Paul Umphress is the opinions editor of The Red & Black, the Uiversity of Georgia student newspaper, where this column originally appeared. It is being reprinted in today's Journal-Constitution in New Attitudes, a weekly opinion column written by readers between the ages of 15-22.
Paul starts his commentary on the Iraq war with a new perspective.
I don't think our government will draft young men like me for the war in Iraq. This is a good thing, because if it did, I'd be taking an all-expenses-paid trip to hide out in Europe courtesy of my father -- a Vietnam veteran.
Although he fought under the flag in Vietnam, the last thing my father wants is to have his only son killed fighting a war neither he nor I believe in.
Before you react to the next section, remember, this is Georgia! (We have to find a way to let these young men and women know we are on their side! Peace pipes, and all...)
No, my dad isn't some peace pipe-smoking liberal who barely saw action. Let me tell you about him.

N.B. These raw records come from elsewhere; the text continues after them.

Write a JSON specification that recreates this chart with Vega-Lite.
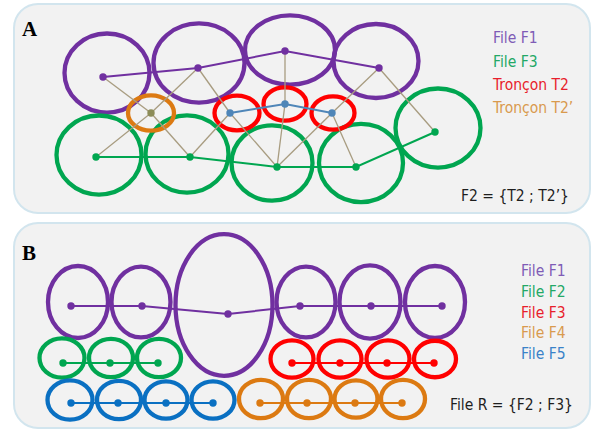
{
  "$schema": "https://vega.github.io/schema/vega-lite/v6.json",
  "width": 595,
  "height": 431,
  "padding": 0,
  "autosize": {"type": "fit", "contains": "padding"},
  "background": "white",
  "config": {"view": {"stroke": null}},
  "datasets": {
    "panels": [
      {"x": 14, "x2": 590, "y": 4, "y2": 213},
      {"x": 14, "x2": 590, "y": 223, "y2": 428}
    ],
    "ellipses": [
      {"c": "purple", "x": 107, "y": 73, "w": 85, "form": "0.93"},
      {"c": "purple", "x": 199, "y": 63, "w": 91, "form": "0.87"},
      {"c": "purple", "x": 290, "y": 50, "w": 90, "form": "0.77"},
      {"c": "purple", "x": 376, "y": 61, "w": 85, "form": "0.87"},
      {"c": "green", "x": 99, "y": 155, "w": 85, "form": "0.93"},
      {"c": "green", "x": 187, "y": 154, "w": 83, "form": "0.93"},
      {"c": "green", "x": 272, "y": 163, "w": 81, "form": "0.93"},
      {"c": "green", "x": 361, "y": 163, "w": 84, "form": "0.93"},
      {"c": "green", "x": 438, "y": 128, "w": 85, "form": "0.93"},
      {"c": "orange", "x": 151, "y": 113, "w": 46, "form": "0.77"},
      {"c": "red", "x": 237, "y": 113, "w": 45, "form": "0.77"},
      {"c": "red", "x": 285, "y": 104, "w": 43, "form": "0.77"},
      {"c": "red", "x": 333, "y": 113, "w": 43, "form": "0.77"},
      {"c": "purple", "x": 78, "y": 302, "w": 60, "form": "1.2"},
      {"c": "purple", "x": 141, "y": 302, "w": 59, "form": "1.2"},
      {"c": "purple", "x": 224, "y": 305, "w": 97, "form": "1.46"},
      {"c": "purple", "x": 306, "y": 302, "w": 59, "form": "1.2"},
      {"c": "purple", "x": 370, "y": 302, "w": 61, "form": "1.2"},
      {"c": "purple", "x": 435, "y": 302, "w": 60, "form": "1.2"},
      {"c": "green", "x": 62, "y": 358, "w": 45, "form": "0.87"},
      {"c": "green", "x": 111, "y": 358, "w": 44, "form": "0.87"},
      {"c": "green", "x": 159, "y": 358, "w": 44, "form": "0.87"},
      {"c": "red", "x": 292, "y": 359, "w": 43, "form": "0.87"},
      {"c": "red", "x": 340, "y": 359, "w": 43, "form": "0.87"},
      {"c": "red", "x": 388, "y": 359, "w": 43, "form": "0.87"},
      {"c": "red", "x": 435, "y": 359, "w": 42, "form": "0.87"},
      {"c": "blue", "x": 70, "y": 400, "w": 45, "form": "0.87"},
      {"c": "blue", "x": 119, "y": 400, "w": 44, "form": "0.87"},
      {"c": "blue", "x": 166, "y": 400, "w": 43, "form": "0.87"},
      {"c": "blue", "x": 213, "y": 400, "w": 43, "form": "0.87"},
      {"c": "orange", "x": 261, "y": 399, "w": 44, "form": "0.87"},
      {"c": "orange", "x": 309, "y": 399, "w": 44, "form": "0.87"},
      {"c": "orange", "x": 356, "y": 399, "w": 43, "form": "0.87"},
      {"c": "orange", "x": 403, "y": 399, "w": 44, "form": "0.87"}
    ],
    "links": [
      {"x": 103, "y": 77, "x2": 151, "y2": 113},
      {"x": 151, "y": 113, "x2": 190, "y2": 157},
      {"x": 198, "y": 68, "x2": 151, "y2": 113},
      {"x": 151, "y": 113, "x2": 96, "y2": 157},
      {"x": 198, "y": 68, "x2": 230, "y2": 113},
      {"x": 230, "y": 113, "x2": 190, "y2": 157},
      {"x": 230, "y": 113, "x2": 277, "y2": 167},
      {"x": 285, "y": 51, "x2": 285, "y2": 104},
      {"x": 285, "y": 104, "x2": 277, "y2": 167},
      {"x": 277, "y": 167, "x2": 332, "y2": 113},
      {"x": 332, "y": 113, "x2": 379, "y2": 68},
      {"x": 332, "y": 113, "x2": 356, "y2": 167},
      {"x": 379, "y": 68, "x2": 435, "y2": 132}
    ],
    "paths": [
      {"id": "A1", "c": "purple", "o": 1, "x": 103, "y": 77},
      {"id": "A1", "c": "purple", "o": 2, "x": 198, "y": 68},
      {"id": "A1", "c": "purple", "o": 3, "x": 285, "y": 51},
      {"id": "A1", "c": "purple", "o": 4, "x": 379, "y": 68},
      {"id": "A2", "c": "green", "o": 1, "x": 96, "y": 157},
      {"id": "A2", "c": "green", "o": 2, "x": 190, "y": 157},
      {"id": "A2", "c": "green", "o": 3, "x": 277, "y": 167},
      {"id": "A2", "c": "green", "o": 4, "x": 356, "y": 167},
      {"id": "A2", "c": "green", "o": 5, "x": 435, "y": 132},
      {"id": "A3", "c": "steel", "o": 1, "x": 230, "y": 113},
      {"id": "A3", "c": "steel", "o": 2, "x": 285, "y": 104},
      {"id": "A3", "c": "steel", "o": 3, "x": 332, "y": 113},
      {"id": "A4", "c": "olive", "o": 1, "x": 151, "y": 113},
      {"id": "B1", "c": "purple", "o": 1, "x": 71, "y": 306},
      {"id": "B1", "c": "purple", "o": 2, "x": 142, "y": 306},
      {"id": "B1", "c": "purple", "o": 3, "x": 228, "y": 314},
      {"id": "B1", "c": "purple", "o": 4, "x": 300, "y": 306},
      {"id": "B1", "c": "purple", "o": 5, "x": 371, "y": 306},
      {"id": "B1", "c": "purple", "o": 6, "x": 442, "y": 306},
      {"id": "B2", "c": "green", "o": 1, "x": 63, "y": 363},
      {"id": "B2", "c": "green", "o": 2, "x": 110, "y": 363},
      {"id": "B2", "c": "green", "o": 3, "x": 158, "y": 363},
      {"id": "B3", "c": "red", "o": 1, "x": 292, "y": 363},
      {"id": "B3", "c": "red", "o": 2, "x": 340, "y": 363},
      {"id": "B3", "c": "red", "o": 3, "x": 387, "y": 363},
      {"id": "B3", "c": "red", "o": 4, "x": 434, "y": 363},
      {"id": "B4", "c": "blue", "o": 1, "x": 71, "y": 403},
      {"id": "B4", "c": "blue", "o": 2, "x": 118, "y": 403},
      {"id": "B4", "c": "blue", "o": 3, "x": 166, "y": 403},
      {"id": "B4", "c": "blue", "o": 4, "x": 213, "y": 403},
      {"id": "B5", "c": "orange", "o": 1, "x": 260, "y": 403},
      {"id": "B5", "c": "orange", "o": 2, "x": 307, "y": 403},
      {"id": "B5", "c": "orange", "o": 3, "x": 355, "y": 403},
      {"id": "B5", "c": "orange", "o": 4, "x": 402, "y": 403}
    ],
    "letters": [
      {"t": "A", "x": 22, "y": 36},
      {"t": "B", "x": 22, "y": 260}
    ],
    "texts": [
      {"t": "File F1", "c": "tpurple", "x": 493, "y": 43},
      {"t": "File F3", "c": "tgreen", "x": 493, "y": 67},
      {"t": "Tronçon T2", "c": "tred", "x": 493, "y": 90},
      {"t": "Tronçon T2’", "c": "torange", "x": 493, "y": 113},
      {"t": "F2 = {T2 ; T2’}", "c": "black", "x": 461, "y": 201},
      {"t": "File F1", "c": "tpurple", "x": 521, "y": 276},
      {"t": "File F2", "c": "tgreen", "x": 521, "y": 297},
      {"t": "File F3", "c": "tred", "x": 521, "y": 318},
      {"t": "File F4", "c": "torange", "x": 521, "y": 338},
      {"t": "File F5", "c": "tblue", "x": 521, "y": 359},
      {"t": "File R = {F2 ; F3}", "c": "black", "x": 450, "y": 410}
    ]
  },
  "layer": [
    {
      "data": {"name": "panels"},
      "mark": {"type": "rect", "cornerRadius": 24, "fill": "#c4c4c4", "xOffset": 2, "yOffset": 3},
      "encoding": {
        "x": {"field": "x", "type": "quantitative", "scale": {"domain": [0, 595], "nice": false, "zero": false}, "axis": null},
        "x2": {"field": "x2"},
        "y": {"field": "y", "type": "quantitative", "scale": {"domain": [0, 431], "nice": false, "zero": false, "reverse": true}, "axis": null},
        "y2": {"field": "y2"}
      }
    },
    {
      "data": {"name": "panels"},
      "mark": {"type": "rect", "cornerRadius": 24, "fill": "#f2f2f2", "stroke": "#d2e5ee", "strokeWidth": 2},
      "encoding": {
        "x": {"field": "x", "type": "quantitative", "axis": null},
        "x2": {"field": "x2"},
        "y": {"field": "y", "type": "quantitative", "axis": null},
        "y2": {"field": "y2"}
      }
    },
    {
      "data": {"name": "ellipses"},
      "mark": {"type": "point", "filled": false, "strokeWidth": 4.3, "opacity": 1},
      "encoding": {
        "x": {"field": "x", "type": "quantitative", "axis": null},
        "y": {"field": "y", "type": "quantitative", "axis": null},
        "color": {"field": "c", "type": "nominal", "legend": null,
          "scale": {
            "domain": ["purple", "green", "red", "orange", "blue", "steel", "olive", "tpurple", "tgreen", "tred", "torange", "tblue", "black"],
            "range": ["#7030a0", "#00a650", "#ff0000", "#dc7a12", "#0a70c2", "#4f86b8", "#8c8c58", "#7f5cb6", "#23a866", "#e81e2c", "#d99a4e", "#3a82c8", "#1e1e1e"]
          }},
        "shape": {"field": "form", "type": "nominal", "legend": null,
          "scale": {
            "domain": ["0.77", "0.87", "0.93", "1.2", "1.46"],
            "range": [
              "M1,0C1,0.4253,0.5523,0.77,0,0.77C-0.5523,0.77,-1,0.4253,-1,0C-1,-0.4253,-0.5523,-0.77,0,-0.77C0.5523,-0.77,1,-0.4253,1,0Z",
              "M1,0C1,0.4805,0.5523,0.87,0,0.87C-0.5523,0.87,-1,0.4805,-1,0C-1,-0.4805,-0.5523,-0.87,0,-0.87C0.5523,-0.87,1,-0.4805,1,0Z",
              "M1,0C1,0.5136,0.5523,0.93,0,0.93C-0.5523,0.93,-1,0.5136,-1,0C-1,-0.5136,-0.5523,-0.93,0,-0.93C0.5523,-0.93,1,-0.5136,1,0Z",
              "M1,0C1,0.6628,0.5523,1.2,0,1.2C-0.5523,1.2,-1,0.6628,-1,0C-1,-0.6628,-0.5523,-1.2,0,-1.2C0.5523,-1.2,1,-0.6628,1,0Z",
              "M1,0C1,0.8064,0.5523,1.46,0,1.46C-0.5523,1.46,-1,0.8064,-1,0C-1,-0.8064,-0.5523,-1.46,0,-1.46C0.5523,-1.46,1,-0.8064,1,0Z"
            ]
          }},
        "size": {"field": "w", "type": "quantitative", "legend": null,
          "scale": {"type": "pow", "exponent": 2, "domain": [0, 100], "range": [0, 10000]}}
      }
    },
    {
      "data": {"name": "links"},
      "mark": {"type": "rule", "color": "#a89c80", "strokeWidth": 1.3},
      "encoding": {
        "x": {"field": "x", "type": "quantitative", "axis": null},
        "y": {"field": "y", "type": "quantitative", "axis": null},
        "x2": {"field": "x2"},
        "y2": {"field": "y2"}
      }
    },
    {
      "data": {"name": "paths"},
      "mark": {"type": "line", "strokeWidth": 2},
      "encoding": {
        "x": {"field": "x", "type": "quantitative", "axis": null},
        "y": {"field": "y", "type": "quantitative", "axis": null},
        "detail": {"field": "id"},
        "order": {"field": "o"},
        "color": {"field": "c", "type": "nominal", "legend": null}
      }
    },
    {
      "data": {"name": "paths"},
      "mark": {"type": "circle", "size": 55, "opacity": 1},
      "encoding": {
        "x": {"field": "x", "type": "quantitative", "axis": null},
        "y": {"field": "y", "type": "quantitative", "axis": null},
        "color": {"field": "c", "type": "nominal", "legend": null}
      }
    },
    {
      "data": {"name": "letters"},
      "mark": {"type": "text", "font": "Liberation Serif", "fontWeight": "bold", "fontSize": 21, "align": "left", "baseline": "alphabetic", "color": "#000000"},
      "encoding": {
        "x": {"field": "x", "type": "quantitative", "axis": null},
        "y": {"field": "y", "type": "quantitative", "axis": null},
        "text": {"field": "t"}
      }
    },
    {
      "data": {"name": "texts"},
      "mark": {"type": "text", "font": "DejaVu Sans Condensed, sans-serif", "fontSize": 15.5, "align": "left", "baseline": "alphabetic"},
      "encoding": {
        "x": {"field": "x", "type": "quantitative", "axis": null},
        "y": {"field": "y", "type": "quantitative", "axis": null},
        "text": {"field": "t"},
        "color": {"field": "c", "type": "nominal", "legend": null}
      }
    }
  ]
}
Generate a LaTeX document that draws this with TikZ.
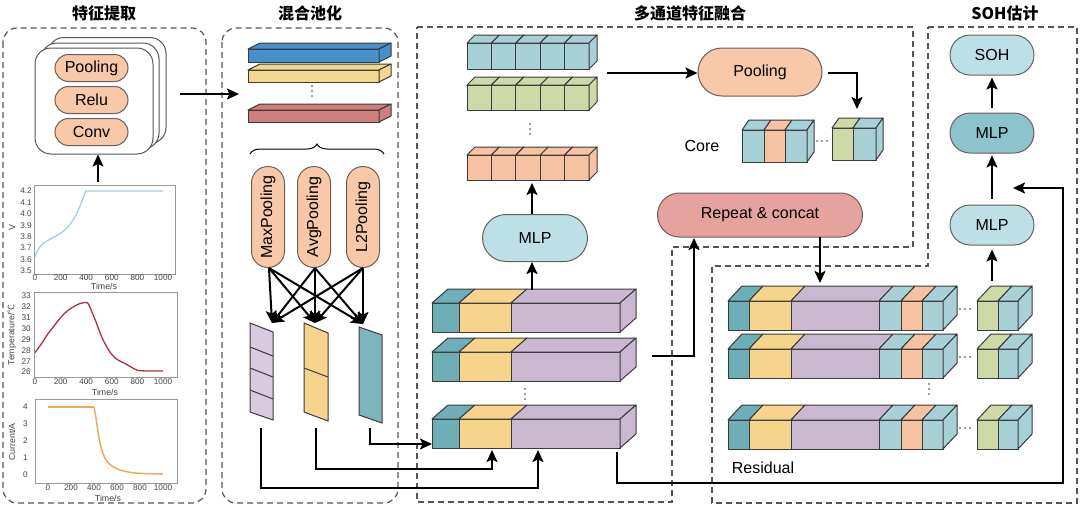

My father was an Army infantry officer who trained in Special Forces and served as a rifle platoon leader with the 173rd Airborne Brigade in Vietnam. He earned many awards, including the Bronze Star for valor, the Air Medal for making more than 25 combat assaults by helicopter and a Purple Heart for being shot in the knee -- a nonfatal wound, thankfully.
All too often in the pro-war vs. anti-war debate, the only talking heads we hear from are ignorant, polar extremes: war hawks, whose own wings have never had a brush with combat; and liberal pacifists, equally inexperienced with warfare, who refuse to acknowledge the realities of the violent, unjust world we live in and the pivotal, almost catch-22 position the United States is in as the strongest military power in the world.
Paul then goes on to create a stunning defination of Patriotism - one which the thugs and Cheney sycophants could not begin to comprehend.
[My Father is] the kind of man who knows firsthand it is possible to salute the flag while disagreeing with those elected to represent it -- that it is possible to support volunteer soldiers, whose job is not to ask why but to do or die, while disagreeing with a war he believes should never have been initiated.
I am so relieved to see so many experienced, old style Conservatives begin to take issue with the war in Iraq.
Once again, the United States is bogged down in an unwinnable civil war between guerrilla forces and is trying to impose American democracy on a country that has no history of such
institutions.
Given his experiences in Vietnam, my father believes the best thing America can do at this point is to withdraw and declare victory, and I stand behind him.
I find great significance in these articles from red state true believers who are seeing right through the smoke screen of deceit that Cheney/Bush are blowing.